Listed entries

= = =

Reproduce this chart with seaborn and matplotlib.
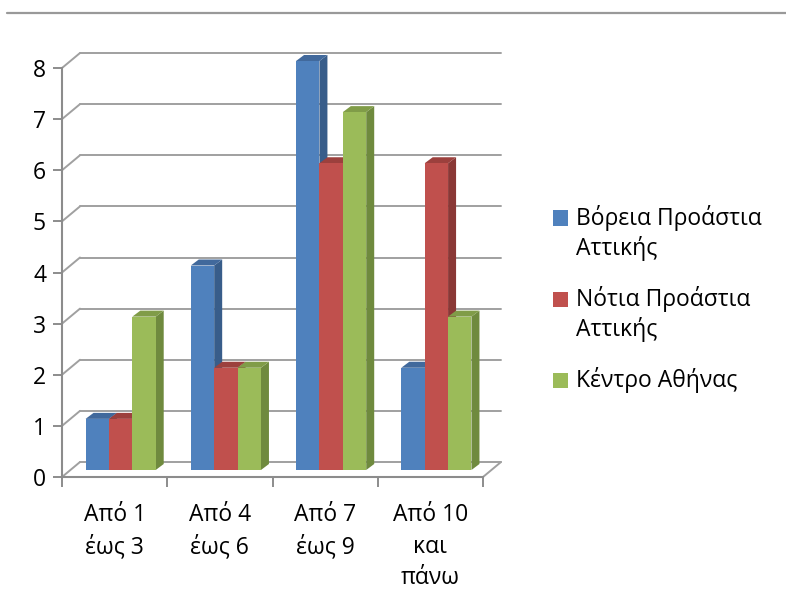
import textwrap

import numpy as np
import pandas as pd
import seaborn as sns
import matplotlib
matplotlib.use("Agg")
import matplotlib.pyplot as plt
import matplotlib.transforms as mtransforms
from matplotlib.patches import Polygon, Rectangle
from matplotlib.lines import Line2D

# --- data -------------------------------------------------------------
categories = ["Από 1 έως 3", "Από 4 έως 6", "Από 7 έως 9", "Από 10 και πάνω"]
category_labels = ["Από 1\nέως 3", "Από 4\nέως 6", "Από 7\nέως 9", "Από 10\nκαι\nπάνω"]
regions = ["Βόρεια Προάστια Αττικής", "Νότια Προάστια Αττικής", "Κέντρο Αθήνας"]
north = [1, 4, 8, 2]
south = [1, 2, 6, 6]
center = [3, 2, 7, 3]
y_ticks = [0, 1, 2, 3, 4, 5, 6, 7, 8]

# --- style ------------------------------------------------------------
front_colors = ["#4F81BD", "#C0504D", "#9BBB59"]
side_colors = ["#385D8A", "#8A3836", "#6F8A3E"]
top_colors = ["#41699C", "#9C403D", "#809C48"]
axis_grey = "#8C8C8C"
grid_grey = "#A0A0A0"
FS = 16.5

sns.set_theme(style="white")
plt.rcParams["font.family"] = ["Open Sans", "DejaVu Sans"]

W, H, DPI = 786, 610, 100
fig = plt.figure(figsize=(W / DPI, H / DPI), dpi=DPI)
fig.patch.set_facecolor("white")

# plot area (front floor edge / value axis) in pixels
px_left, px_right, px_bottom, px_top = 62, 483, 477, 68
ax = fig.add_axes([px_left / W, (H - px_bottom) / H,
                   (px_right - px_left) / W, (px_bottom - px_top) / H])
ax.set_facecolor("none")

rows = []
for region, values in zip(regions, [north, south, center]):
    for cat, v in zip(categories, values):
        rows.append({"category": cat, "region": region, "value": v})
df = pd.DataFrame(rows)

sns.barplot(data=df, x="category", y="value", hue="region",
            order=categories, hue_order=regions, palette=front_colors,
            saturation=1, width=2 / 3, dodge=True, legend=False,
            linewidth=0, edgecolor="none", ax=ax)

ax.set_xlim(-0.5, len(categories) - 0.5)
ax.set_ylim(y_ticks[0], y_ticks[-1])
ax.set_xlabel("")
ax.set_ylabel("")

# --- pseudo-3D geometry (display pixels) ------------------------------
wall = np.array([18.0, 15.0])      # back wall offset
bar_shift = np.array([6.0, 7.0])   # bars sit halfway into the floor
depth = np.array([8.0, 6.0])       # visible bar depth
ident = mtransforms.IdentityTransform()
to_disp = ax.transData.transform

# back wall gridlines and left-wall diagonals
x0d = to_disp((ax.get_xlim()[0], 0))[0]
x1d = to_disp((ax.get_xlim()[1], 0))[0]
for v in y_ticks:
    yd = to_disp((0, v))[1]
    ax.add_line(Line2D([x0d + wall[0], x1d + wall[0]], [yd + wall[1]] * 2,
                       transform=ident, color=grid_grey, lw=1.4,
                       clip_on=False, zorder=0.5))
    ax.add_line(Line2D([x0d, x0d + wall[0]], [yd, yd + wall[1]],
                       transform=ident, color=grid_grey, lw=1.4,
                       clip_on=False, zorder=0.5))
y0d = to_disp((0, 0))[1]
ax.add_line(Line2D([x1d, x1d + wall[0]], [y0d, y0d + wall[1]],
                   transform=ident, color=grid_grey, lw=1.4,
                   clip_on=False, zorder=0.5))

# bars: shift front faces, add side and top faces
bars = sorted(ax.patches, key=lambda p: p.get_x())
for i, p in enumerate(bars):
    fc = matplotlib.colors.to_hex(p.get_facecolor())
    k = [c.lower() for c in front_colors].index(fc.lower())
    x, w, h = p.get_x(), p.get_width(), p.get_height()
    br = to_disp((x + w, 0)) + bar_shift
    tl = to_disp((x, h)) + bar_shift
    tr = to_disp((x + w, h)) + bar_shift
    z = 2 + i * 0.01
    p.set_transform(ax.transData + mtransforms.Affine2D().translate(*bar_shift))
    p.set_clip_on(False)
    p.set_zorder(z)
    side = Polygon([br, br + depth, tr + depth, tr], closed=True,
                   transform=ident, facecolor=side_colors[k],
                   edgecolor="none", clip_on=False, zorder=z - 0.001)
    top = Polygon([tl, tr, tr + depth, tl + depth], closed=True,
                  transform=ident, facecolor=top_colors[k],
                  edgecolor="none", clip_on=False, zorder=z - 0.001)
    ax.add_patch(side)
    ax.add_patch(top)

# --- axes, ticks, labels ----------------------------------------------
for s in ["top", "right"]:
    ax.spines[s].set_visible(False)
for s in ["left", "bottom"]:
    ax.spines[s].set_color(axis_grey)
    ax.spines[s].set_linewidth(1.5)
    ax.spines[s].set_zorder(1)

ax.set_yticks(y_ticks)
ax.set_yticklabels([str(v) for v in y_ticks])
ax.tick_params(axis="y", which="major", direction="out", length=6.5,
               width=1.4, color=axis_grey, pad=5, labelsize=FS,
               labelcolor="black", left=True)

bounds = np.arange(len(categories) + 1) - 0.5
ax.set_xticks(bounds)
ax.set_xticklabels([""] * len(bounds))
ax.set_xticks(np.arange(len(categories)), minor=True)
ax.set_xticklabels(category_labels, minor=True, linespacing=1.4)
ax.tick_params(axis="x", which="major", direction="out", length=7,
               width=1.4, color=axis_grey, bottom=True)
ax.tick_params(axis="x", which="minor", length=0, pad=19, labelsize=FS,
               labelcolor="black")

# --- legend -----------------------------------------------------------
legend_rows = [218, 299, 380]
for k, (region, row) in enumerate(zip(regions, legend_rows)):
    sq = 15
    fig.add_artist(Rectangle((553 / W, (H - row - sq / 2) / H), sq / W, sq / H,
                             transform=fig.transFigure,
                             facecolor=front_colors[k], edgecolor="none"))
    fig.text(576 / W, (H - row + 13) / H, textwrap.fill(region, 15),
             fontsize=FS, va="top", ha="left", linespacing=1.25,
             color="black")

# rule across the top of the chart
fig.add_artist(Line2D([7 / W, 1.0], [(H - 13) / H] * 2,
                      transform=fig.transFigure, color="#999999", lw=1.6))

fig.savefig("out.png", dpi=DPI, facecolor="white")
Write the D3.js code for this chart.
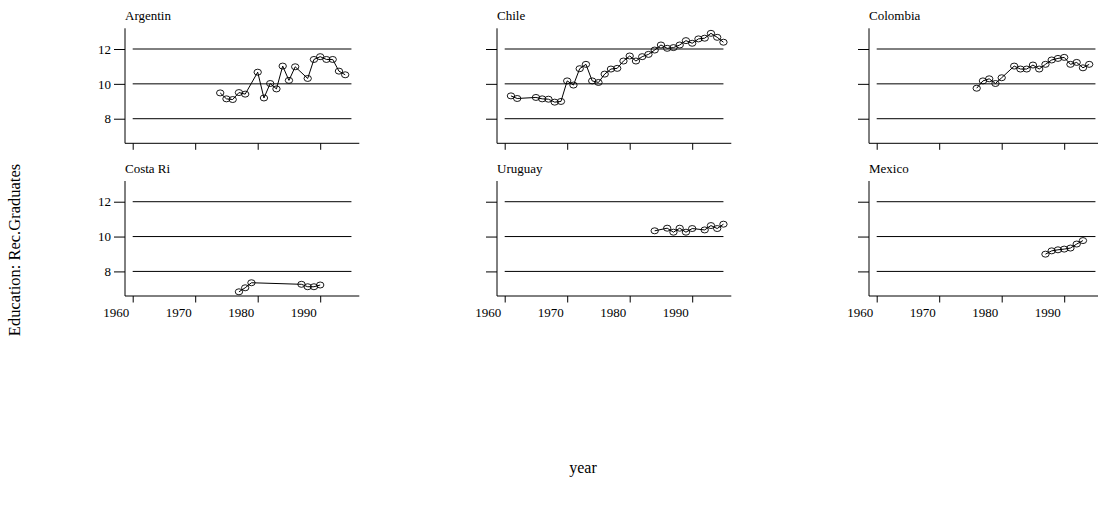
<!DOCTYPE html>
<html>
<head>
<meta charset="utf-8">
<script src="https://cdn.jsdelivr.net/npm/d3@7"></script>
<style>
  html, body { margin: 0; padding: 0; background: #fff; }
  svg { display: block; }
  text { font-family: "Liberation Serif", "Times New Roman", serif; fill: #000; }
</style>
</head>
<body>
<svg id="chart" width="1098" height="506"></svg>
<script>
// ---- Data ----
const countries = ["Argentin", "Chile", "Colombia", "Costa Ri", "Uruguay", "Mexico"];

const argentinaYears  = [1974,1975,1976,1977,1978,1980,1981,1982,1983,1984,1985,1986,1988,1989,1990,1991,1992,1993,1994];
const argentinaValues = [9.48,9.14,9.10,9.50,9.41,10.67,9.19,10.02,9.71,11.02,10.20,10.98,10.31,11.40,11.56,11.40,11.40,10.73,10.52];

const chileYears  = [1961,1962,1965,1966,1967,1968,1969,1970,1971,1972,1973,1974,1975,1976,1977,1978,1979,1980,1981,1982,1983,1984,1985,1986,1987,1988,1989,1990,1991,1992,1993,1994,1995];
const chileValues = [9.31,9.16,9.22,9.14,9.12,8.95,8.99,10.17,9.93,10.87,11.12,10.17,10.08,10.56,10.85,10.89,11.31,11.60,11.31,11.56,11.69,11.94,12.23,12.04,12.08,12.23,12.48,12.33,12.58,12.62,12.90,12.67,12.39];

const colombiaYears  = [1976,1977,1978,1979,1980,1982,1983,1984,1985,1986,1987,1988,1989,1990,1991,1992,1993,1994];
const colombiaValues = [9.75,10.17,10.29,10.02,10.35,11.02,10.85,10.85,11.08,10.85,11.12,11.37,11.46,11.52,11.12,11.23,10.92,11.12];

const costaRicaYears  = [1977,1978,1979,1987,1988,1989,1990];
const costaRicaValues = [6.83,7.06,7.35,7.26,7.12,7.12,7.22];

const uruguayYears  = [1984,1986,1987,1988,1989,1990,1992,1993,1994,1995];
const uruguayValues = [10.33,10.48,10.25,10.48,10.25,10.46,10.38,10.63,10.46,10.71];

const mexicoYears  = [1987,1988,1989,1990,1991,1992,1993];
const mexicoValues = [8.99,9.18,9.24,9.28,9.34,9.57,9.77];

const xTickLabels = [1960, 1970, 1980, 1990];
const yTickLabels = [8, 10, 12];
const gridYears = [1960, 1995];

const xTitle = "year";
const yTitle = "Education: Rec.Graduates";

// ---- Layout ----
const seriesYears  = [argentinaYears, chileYears, colombiaYears, costaRicaYears, uruguayYears, mexicoYears];
const seriesValues = [argentinaValues, chileValues, colombiaValues, costaRicaValues, uruguayValues, mexicoValues];

const svg = d3.select("#chart");
const panelW = 234.3, panelH = 115;
const colLeft = [125, 497, 869];
const rowTop = [28.3, 181];

const x = d3.scaleLinear().domain([1958.768, 1996.256]).range([0, panelW]);
const y = d3.scaleLinear().domain([6.589, 13.188]).range([panelH, 0]);

countries.forEach((name, i) => {
  const col = i % 3, row = Math.floor(i / 3);
  const g = svg.append("g").attr("transform", `translate(${colLeft[col]},${rowTop[row]})`);

  // horizontal reference lines
  g.selectAll("line.grid").data(yTickLabels).join("line")
    .attr("class", "grid")
    .attr("x1", x(gridYears[0])).attr("x2", x(gridYears[1]))
    .attr("y1", d => y(d)).attr("y2", d => y(d))
    .attr("stroke", "#000").attr("stroke-width", 1);

  // y axis
  const yAxis = d3.axisLeft(y).tickValues(yTickLabels).tickSize(11).tickSizeOuter(0)
    .tickFormat(d => col === 0 ? d : "");
  const ya = g.append("g").call(yAxis);
  ya.select(".domain").attr("d", `M0,0V${panelH}`).attr("stroke", "#000");
  ya.selectAll(".tick line").attr("stroke", "#000");
  ya.selectAll(".tick text")
    .attr("x", -14)
    .style("font-family", "'Liberation Serif', serif").style("font-size", "13px");

  // x axis
  const xAxis = d3.axisBottom(x).tickValues(xTickLabels).tickSize(6.5).tickSizeOuter(0)
    .tickFormat(d => row === 1 ? d : "");
  const xa = g.append("g").attr("transform", `translate(0,${panelH})`).call(xAxis);
  xa.select(".domain").attr("d", `M0,0H${panelW}`).attr("stroke", "#000");
  xa.selectAll(".tick line").attr("stroke", "#000");
  xa.selectAll(".tick text")
    .attr("text-anchor", "end").attr("x", -4).attr("y", 12).attr("dy", "0.71em")
    .style("font-family", "'Liberation Serif', serif").style("font-size", "13px");

  // title
  g.append("text").attr("x", 0).attr("y", -8.3)
    .style("font-size", "13px").text(name);

  // series
  const pts = seriesYears[i].map((yr, k) => [yr, seriesValues[i][k]]);
  g.append("path").datum(pts)
    .attr("fill", "none").attr("stroke", "#000").attr("stroke-width", 1)
    .attr("d", d3.line().x(d => x(d[0])).y(d => y(d[1])));
  g.selectAll("ellipse").data(pts).join("ellipse")
    .attr("cx", d => x(d[0])).attr("cy", d => y(d[1]))
    .attr("rx", 3.7).attr("ry", 3.0)
    .attr("fill", "none").attr("stroke", "#000").attr("stroke-width", 0.9);
});

// outer axis titles
svg.append("text").attr("x", 583).attr("y", 473)
  .attr("text-anchor", "middle").style("font-size", "16px").text(xTitle);
svg.append("text")
  .attr("transform", "translate(20,250) rotate(-90)")
  .attr("text-anchor", "middle").style("font-size", "16.5px").text(yTitle);
</script>
</body>
</html>
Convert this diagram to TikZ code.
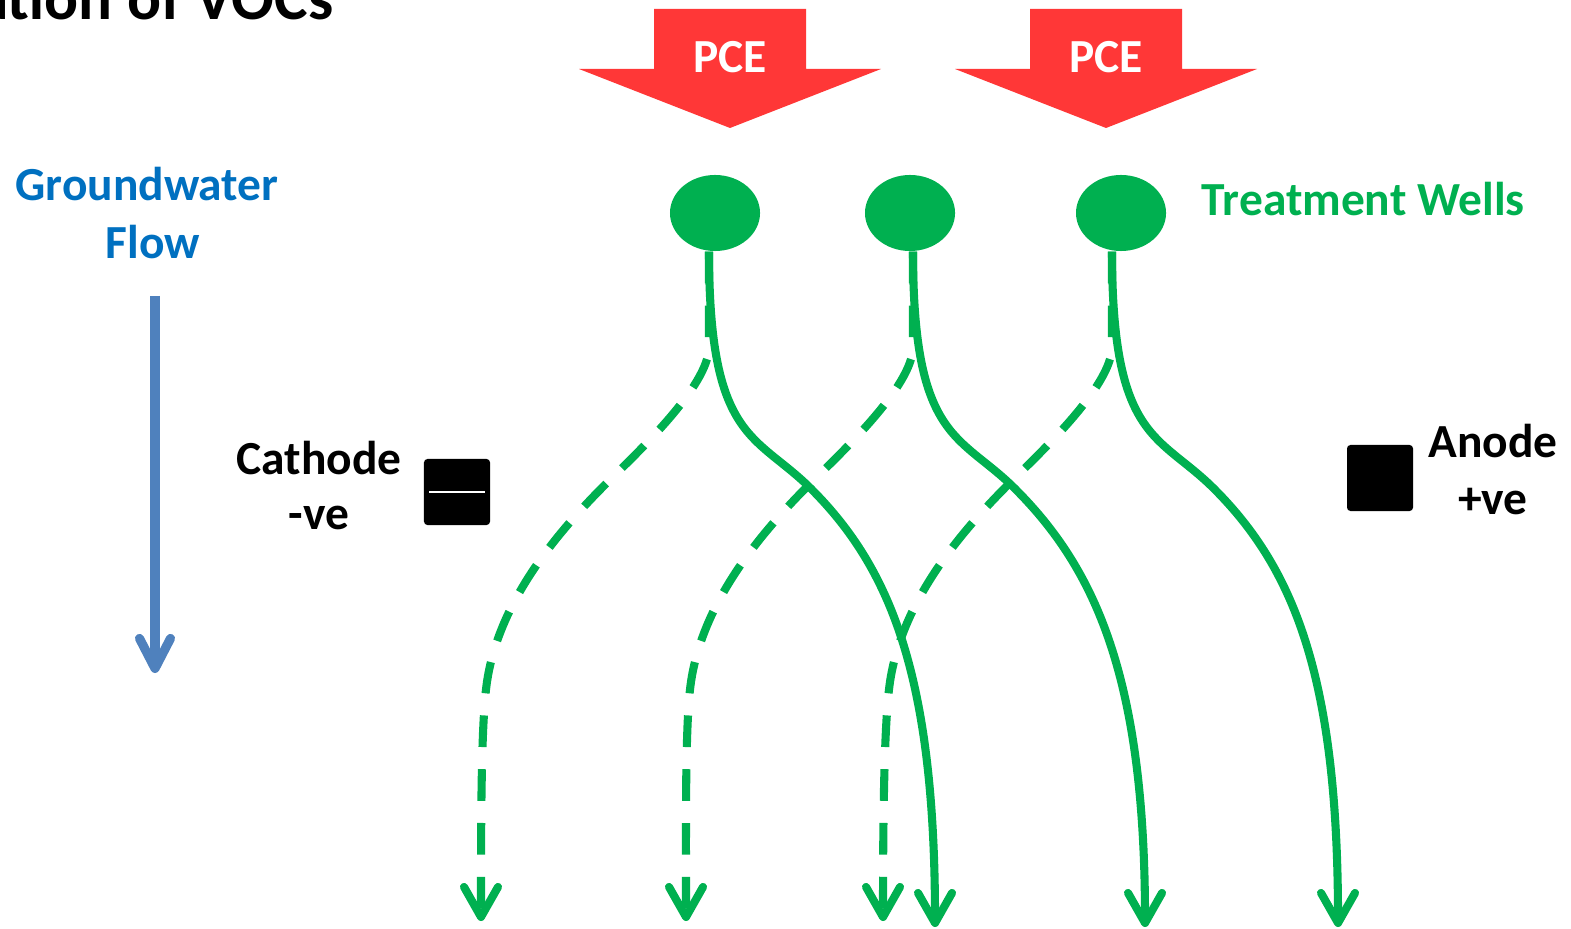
\documentclass[tikz,border=0pt]{standalone}
\usepackage{fontspec}
\setmainfont{Carlito}
\usetikzlibrary{shapes.geometric,arrows.meta}

\definecolor{wellgreen}{RGB}{0,176,80}
\definecolor{flowblue}{RGB}{0,112,192}
\definecolor{arrowblue}{RGB}{79,129,189}
\definecolor{pcered}{RGB}{255,55,55}

\tikzset{
  lbl/.style={font=\fontsize{13.5}{16}\selectfont\bfseries, inner sep=0pt},
  well/.style={ellipse, fill=wellgreen, minimum width=0.9cm, minimum height=0.76cm, inner sep=0pt},
  electrode/.style={fill=black, minimum size=0.66cm, inner sep=0pt, rounded corners=1pt},
  flowline/.style={wellgreen, line width=2.3pt, -{Straight Barb[length=3mm,width=3.4mm,round]}},
  flowdash/.style={flowline, dash pattern=on 9pt off 6.3pt}
}

\begin{document}
\begin{tikzpicture}[x=0.01cm, y=-0.01cm]
    \useasboundingbox (0,0) rectangle (1571,928);

    % Title, cut off at the top
    \node[font=\fontsize{18}{20}\selectfont\bfseries, anchor=base east, inner sep=0pt] (title) at (334,20) {ation of VOCs};

    % Groundwater flow
    \node[lbl, flowblue, anchor=base] (gw) at (147,201) {Groundwater};
    \node[lbl, flowblue, anchor=base] (gwflow) at (153,259) {Flow};
    \coordinate (gwtop) at (155,296);
    \coordinate (gwend) at (155,673);
    \draw[arrowblue, line width=2.6pt, -{Straight Barb[length=3mm,width=3.1mm,round]}] (gwtop) -- (gwend);

    % PCE arrows
    \foreach \x/\n in {730/1, 1106/2} {
      \fill[pcered] (\x-76,9) -- (\x+76,9) -- (\x+76,69) -- (\x+151,69) -- (\x,128) -- (\x-151,69) -- (\x-76,69) -- cycle;
      \node[lbl, white, anchor=base] (pce\n) at (\x,73) {PCE};
    }

    % Cathode and anode
    \node[electrode] (cathode) at (457,492) {};
    \draw[white, line width=0.4pt] ([xshift=0.06cm]cathode.west) -- ([xshift=-0.06cm]cathode.east);
    \node[lbl, anchor=base] (catlbl) at (319,474) {Cathode};
    \node[lbl, anchor=base] (catsign) at (319,529) {-ve};
    \node[electrode] (anode) at (1380,478) {};
    \node[lbl, anchor=base] (anlbl) at (1493,457) {Anode};
    \node[lbl, anchor=base] (ansign) at (1493,514) {+ve};

    % Treatment wells
    \node[well] (w1) at (715,213) {};
    \node[well] (w2) at (910,213) {};
    \node[well] (w3) at (1121,213) {};
    \node[lbl, wellgreen, anchor=base west] (twlbl) at (1201,216) {Treatment Wells};

    % Flow paths from the wells
    \coordinate (s1) at (935,927);
    \coordinate (s2) at (1145,927);
    \coordinate (s3) at (1338,927);
    \coordinate (d1) at (481,921);
    \coordinate (d2) at (686,921);
    \coordinate (d3) at (883,921);
    \foreach \i/\sh in {1/-6, 2/3, 3/-9} {
      \draw[flowline] ([xshift=\sh*0.01cm]w\i.south) .. controls +(0,190) and +(-55,-55) .. ++(102,237)
        .. controls +(80,80) and +(0,-250) .. (s\i);
      \draw[flowdash] ([xshift=\sh*0.01cm]w\i.south) -- ++(0,95) .. controls +(0,40) and +(28,-28) .. ++(-103,137)
        .. controls +(-50,50) and +(12,-80) .. ++(-119,198) .. controls +(-6,40) and +(0,-100) .. (d\i);
    }
\end{tikzpicture}
\end{document}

= = =

Prompt
Quote only what lies between the first line of the records and the line containing "from matplotlib.lines import Line2D", please, including both lines and excluding images.

Output
Reproduce this chart with seaborn and matplotlib.
import textwrap

import numpy as np
import pandas as pd
import seaborn as sns
import matplotlib
matplotlib.use("Agg")
import matplotlib.pyplot as plt
import matplotlib.transforms as mtransforms
from matplotlib.patches import Polygon, Rectangle
from matplotlib.lines import Line2D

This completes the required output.